The charm of Kalam bl-premium-article-image

Updated - January 24, 2018 at 06:29 AM.

His intellectual simplicity was what endeared him to the people

It is hardly surprising that APJ Abdul Kalam will be remembered as India’s most popular President. His rise from the son of a boat owner in remote Rameshwaram to one of the movers behind the Pokhran II nuclear tests in May 1998, and finally to the highest office of the land tells a story for a young, aspirational country. He represented the liberating power of education for the poor and lower middle-classes; the role of technology in stamping India’s place in the world order; and, above all, the importance of leadership skills in achieving major goals. Kalam was an important figure in India’s satellite and missile programmes, having played a role in developing the Agni and Prithvi missiles and the PSLV and SLV-III satellite launch vehicles. This was a triumph of his ability to motivate a team of highly skilled professionals to go flat out in the national interest. It was his nationalist impulse that culminated in the successful nuclear tests of May 1998. And, it was in no small measure due to him that India developed its indigenous space and defence capabilities in the shadow of the sanctions that followed. Kalam embodied the ‘Make in India’ spirit long before the expression had been coined. In an interview to Frontline in September 1998, soon after the Pokhran tests, he said that “developed India” should be a strong, food-secure economy, with a “self-reliant” national security system and a “standing in the world”. It may seem like an oversimplified prescription, but that was Kalam — he invariably stuck to the bald basics in a beguilingly complex world, inviting both praise for his clarity and criticism for his seeming lack of nuance.

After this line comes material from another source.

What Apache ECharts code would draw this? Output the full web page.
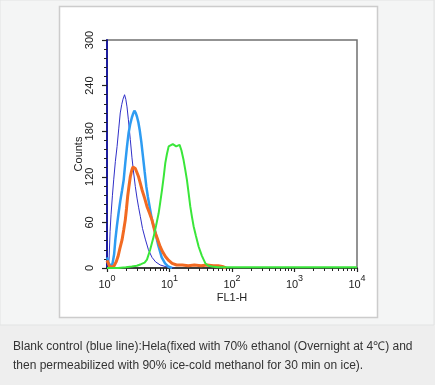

At the root of Kalam’s charm was his almost naïve positivism, which stood out in sharp contrast to the overall cynicism in our midst. He spoke incessantly on the potential of education and good health to liberate the country from social evils, including communalism. But Kalam was also the product of a certain socio-political context. His personal secularism, reflected in the ease with which he accepted Hindu culture, drew unfair criticism from his adversaries, who claimed this made him a model Indian Muslim in the eyes of the Sangh parivar . This subtle labelling ensured he was not as apolitical a figure as he was in real life.

President Kalam was no rubber stamp. After the Gujarat riots, he surprised everyone by visiting relief camps there. His biggest political error was to endorse President’s rule in Bihar in 2005. As if to make up for this lapse, he returned the ‘office of profit’ Bill to the UPA government for reconsideration, and for good reasons. That probably cost him another term. Kalam remained the peripatetic teacher till he breathed his last; his manner unaffected by power, or the absence of it. His intellectual simplicity was what endeared him to the people.